Even months after the storm, many Puerto Ricans are without power and other basics. And a new report in Politico today compares how the first days of the Trump administration’s responses to the two storms have set Texas and Puerto Rico on vastly divergent paths to recovery.

From Politico (emphasis mine):

Within six days of Hurricane Harvey, U.S. Northern Command had deployed 73 helicopters over Houston, which are critical for saving victims and delivering emergency supplies. It took at least three weeks after Maria before it had more than 70 helicopters flying above Puerto Rico.
Nine days after the respective hurricanes, FEMA had approved $141.8 million in individual assistance to Harvey victims, versus just $6.2 million for Maria victims.
During the first nine days after Harvey, FEMA provided 5.1 million meals, 4.5 million liters of water and over 20,000 tarps to Houston; but in the same period, it delivered just 1.6 million meals, 2.8 million liters of water and roughly 5,000 tarps to Puerto Rico.
Nine days after Harvey, the federal government had 30,000 personnel in the Houston region, compared with 10,000 at the same point after Maria.
It took just 10 days for FEMA to approve permanent disaster work for Texas, compared with 43 days for Puerto Rico.
Seventy-eight days after each hurricane, FEMA had approved 39 percent of federal applications for relief from victims of Harvey, versus 28 percent for Maria.

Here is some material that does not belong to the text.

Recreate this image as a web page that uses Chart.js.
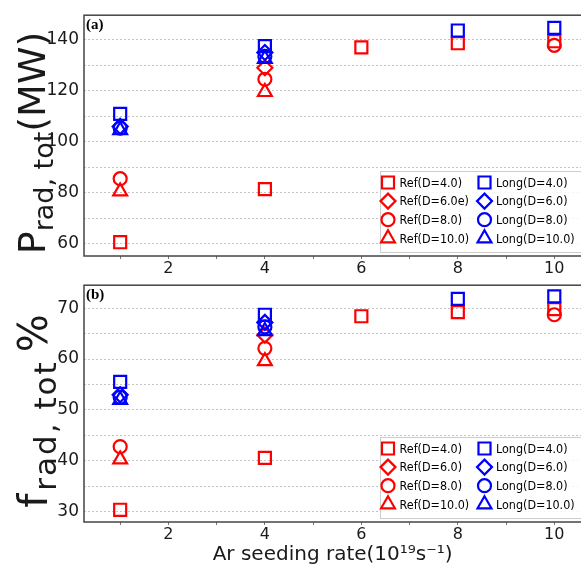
<!DOCTYPE html>
<html>
<head>
<meta charset="utf-8">
<script src="https://cdn.jsdelivr.net/npm/chart.js@4.4.0/dist/chart.umd.min.js"></script>
<style>
  html, body { margin: 0; padding: 0; background: #fff; }
  #wrap { position: relative; width: 581px; height: 569px; overflow: hidden; }
  canvas { position: absolute; left: 0; }
</style>
</head>
<body>
<div id="wrap">
  <canvas id="chartA" width="592" height="282" style="top:0px;width:592px;height:282px"></canvas>
  <canvas id="chartB" width="592" height="299" style="top:270px;width:592px;height:299px"></canvas>
</div>
<script>
// x positions (Ar seeding rate, 1e19 /s) for each series
const refD4X = [1, 4, 6, 8, 10];
const refD6X = [4];
const refD8X = [1, 4, 10];
const refD10X = [1, 4];
const longD4X = [1, 4, 8, 10];
const longD6X = [1, 4];
const longD8X = [1, 4];
const longD10X = [1, 4];

// (a) P_rad,tot in MW
const refD4P = [60.6, 81.4, 137.0, 138.6, 139.4];
const refD6P = [129.0];
const refD8P = [85.5, 124.5, 137.8];
const refD10P = [80.5, 119.5];
const longD4P = [110.9, 137.5, 143.6, 144.6];
const longD6P = [106.0, 135.0];
const longD8P = [105.3, 133.5];
const longD10P = [104.5, 132.5];

// (b) f_rad,tot in %
const refD4F = [30.4, 40.6, 68.4, 69.2, 69.8];
const refD6F = [64.7];
const refD8F = [42.8, 62.1, 68.7];
const refD10F = [40.3, 59.6];
const longD4F = [55.5, 68.7, 71.8, 72.3];
const longD6F = [53.0, 67.2];
const longD8F = [52.5, 66.3];
const longD10F = [52.0, 65.5];

const legendA = ['Ref(D=4.0)', 'Ref(D=6.0e)', 'Ref(D=8.0)', 'Ref(D=10.0)',
                 'Long(D=4.0)', 'Long(D=6.0)', 'Long(D=8.0)', 'Long(D=10.0)'];
const legendB = ['Ref(D=4.0)', 'Ref(D=6.0)', 'Ref(D=8.0)', 'Ref(D=10.0)',
                 'Long(D=4.0)', 'Long(D=6.0)', 'Long(D=8.0)', 'Long(D=10.0)'];

const RED = '#ff0000';
const BLUE = '#0000ff';

// marker styles: square, diamond, circle, triangle
const styles = [
  { pointStyle: 'rect', r: 8.5 },
  { pointStyle: 'rectRot', r: 7.5 },
  { pointStyle: 'circle', r: 6.5 },
  { pointStyle: 'triangle', r: 8 },
];

function series(label, xs, ys, color, st, ord) {
  return {
    label: label,
    data: xs.map((x, i) => ({ x: x, y: ys[i] })),
    pointStyle: st.pointStyle,
    pointRadius: st.r,
    pointHoverRadius: st.r,
    pointBorderColor: color,
    pointBackgroundColor: 'rgba(0,0,0,0)',
    pointBorderWidth: 2.2,
    showLine: false,
    order: ord
  };
}

function buildSets(labels, ref, lng) {
  const xsRef = [refD4X, refD6X, refD8X, refD10X];
  const xsLong = [longD4X, longD6X, longD8X, longD10X];
  let out = [];
  for (let i = 0; i < 4; i++) out.push(series(labels[i], xsRef[i], ref[i], RED, styles[i], 1));
  for (let i = 0; i < 4; i++) out.push(series(labels[i + 4], xsLong[i], lng[i], BLUE, styles[i], 0));
  return out;
}

// box around the plot, panel letter, y title with subscript, legend box
const panelDecor = {
  id: 'panelDecor',
  beforeDatasetsDraw(chart, args, opts) {
    const a = chart.chartArea;
    const ctx = chart.ctx;
    ctx.save();
    ctx.strokeStyle = '#444';
    ctx.lineWidth = 1.5;
    ctx.strokeRect(a.left, a.top, a.right - a.left + 5, a.bottom - a.top);
    ctx.restore();
  },
  afterDraw(chart, args, opts) {
    const a = chart.chartArea;
    const ctx = chart.ctx;
    ctx.save();
    // panel letter
    ctx.fillStyle = '#000';
    ctx.font = 'bold 15px "Liberation Serif"';
    ctx.textBaseline = 'alphabetic';
    ctx.textAlign = 'left';
    ctx.fillText(opts.letter, a.left + 2, a.top + 14);

    // y title, rotated, with subscript
    const parts = opts.ytitle;
    let total = 0;
    parts.forEach(p => {
      ctx.font = p.size + 'px "DejaVu Sans"';
      ctx.letterSpacing = (p.ls || 0) + 'px';
      p.w = ctx.measureText(p.t).width + (p.gap || 0);
      total += p.w;
    });
    ctx.translate(opts.tx, opts.ty);
    ctx.rotate(-Math.PI / 2);
    let x = -total / 2;
    ctx.fillStyle = '#1a1a1a';
    parts.forEach(p => {
      ctx.font = p.size + 'px "DejaVu Sans"';
      ctx.letterSpacing = (p.ls || 0) + 'px';
      ctx.fillText(p.t, x, p.dy);
      x += p.w;
    });
    ctx.letterSpacing = '0px';
    ctx.restore();

    // legend
    ctx.save();
    const bx = a.left + 296, bh = 81;
    const by = a.bottom - 4 - bh;
    ctx.fillStyle = 'rgba(255,255,255,0.85)';
    ctx.strokeStyle = '#cccccc';
    ctx.lineWidth = 1;
    ctx.fillRect(bx, by, 620 - bx, bh);
    ctx.strokeRect(bx + 0.5, by + 0.5, 620 - bx, bh);
    ctx.textBaseline = 'middle';
    ctx.textAlign = 'left';
    chart.data.datasets.forEach((ds, i) => {
      const col = Math.floor(i / 4), row = i % 4;
      const mx = bx + 8 + col * 96.5;
      const my = by + 11.5 + row * 18.6;
      ctx.strokeStyle = ds.pointBorderColor;
      ctx.fillStyle = 'rgba(0,0,0,0)';
      ctx.lineWidth = 2.2;
      Chart.helpers.drawPoint(ctx, { pointStyle: ds.pointStyle, radius: ds.pointRadius, borderWidth: 2.2, rotation: 0 }, mx, my);
      // legend text is a little condensed in the original
      ctx.save();
      ctx.translate(mx + 11.5, my + 1);
      ctx.scale(0.86, 1);
      ctx.font = '13px "DejaVu Sans"';
      ctx.fillStyle = '#000';
      ctx.fillText(opts.labels[i], 0, 0);
      ctx.restore();
    });
    ctx.restore();
  }
};

function xScale(showTitle) {
  return {
    type: 'linear',
    min: 0.25,
    max: 10.56,
    afterFit(s) { s.height = showTitle ? 47 : 26; },
    border: { display: false },
    grid: { color: 'rgba(0,0,0,0)', tickColor: '#777', tickLength: 3, drawOnChartArea: false },
    ticks: {
      stepSize: 1,
      includeBounds: false,
      autoSkip: false,
      maxRotation: 0,
      padding: 0,
      color: '#1a1a1a',
      font: { family: 'DejaVu Sans', size: 16 },
      callback: v => (v % 2 === 0 ? String(v) : '')
    },
    title: {
      display: showTitle,
      text: 'Ar seeding rate(10¹⁹s⁻¹)',
      color: '#1a1a1a',
      font: { family: 'DejaVu Sans', size: 20 },
      padding: { top: 0, bottom: 2 }
    }
  };
}

function yScale(min, max, step, labelEvery) {
  return {
    type: 'linear',
    min: min,
    max: max,
    afterFit(s) { s.width = 84; },
    border: { display: false, dash: [2, 2] },
    grid: { color: '#c4c4c4', lineWidth: 1, drawTicks: false },
    ticks: {
      stepSize: step,
      includeBounds: false,
      padding: 5,
      color: '#1a1a1a',
      font: { family: 'DejaVu Sans', size: 17 },
      callback: v => (v % labelEvery === 0 ? String(v) : '')
    }
  };
}

new Chart(document.getElementById('chartA'), {
  type: 'scatter',
  data: {
    datasets: buildSets(legendA,
      [refD4P, refD6P, refD8P, refD10P],
      [longD4P, longD6P, longD8P, longD10P])
  },
  plugins: [panelDecor],
  options: {
    responsive: false,
    animation: false,
    layout: { padding: { top: 10, left: 0, right: 0, bottom: 0 } },
    scales: { x: xScale(false), y: yScale(55.2, 149.6, 10, 20) },
    plugins: {
      legend: { display: false },
      tooltip: { enabled: false },
      panelDecor: {
        letter: '(a)',
        labels: legendA,
        tx: 45, ty: 143,
        ytitle: [
          { t: 'P', size: 38, dy: 0 },
          { t: 'rad, tot', size: 27, dy: 8 },
          { t: '(MW)', size: 38, dy: 0 }
        ]
      }
    }
  }
});

new Chart(document.getElementById('chartB'), {
  type: 'scatter',
  data: {
    datasets: buildSets(legendB,
      [refD4F, refD6F, refD8F, refD10F],
      [longD4F, longD6F, longD8F, longD10F])
  },
  plugins: [panelDecor],
  options: {
    responsive: false,
    animation: false,
    layout: { padding: { top: 8, left: 0, right: 0, bottom: 0 } },
    scales: { x: xScale(true), y: yScale(28.0, 74.5, 5, 10) },
    plugins: {
      legend: { display: false },
      tooltip: { enabled: false },
      panelDecor: {
        letter: '(b)',
        labels: legendB,
        tx: 47, ty: 141,
        ytitle: [
          { t: 'f', size: 40, dy: 0, gap: 3 },
          { t: 'rad, tot', size: 31, dy: 9, ls: 2, gap: 8 },
          { t: '%', size: 40, dy: 0 }
        ]
      }
    }
  }
});
</script>
</body>
</html>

Trump administration officials at FEMA and elsewhere gave Politico a few explanations for this. Namely: Maria was a more severe storm, and existing infrastructure problems on Puerto Rico made transportation and communication more difficult amid devastation. They even cautioned comparing the responses at all—shocker!—given underlying differences in local politics and development.

But even more damningly, the federal spigot for permanent infrastructure repairs has yet to even open in Puerto Rico. That’s largely because local officials felt pressured to accept an untested funding formula for relief aid that puts their cash-strapped island on the hook for any costs that overrun its estimates. That’s not the case in Texas. And what’s more, Puerto Rico still faces a crushing level of debt that the federal government refuses to cancel.

“There is no doubt that Puerto Rico gets treated differently to a state,” Puerto Rico Governor Ricardo Rosselló told Politico in an interview. “And there is no doubt that it has been true for the disaster response as well.”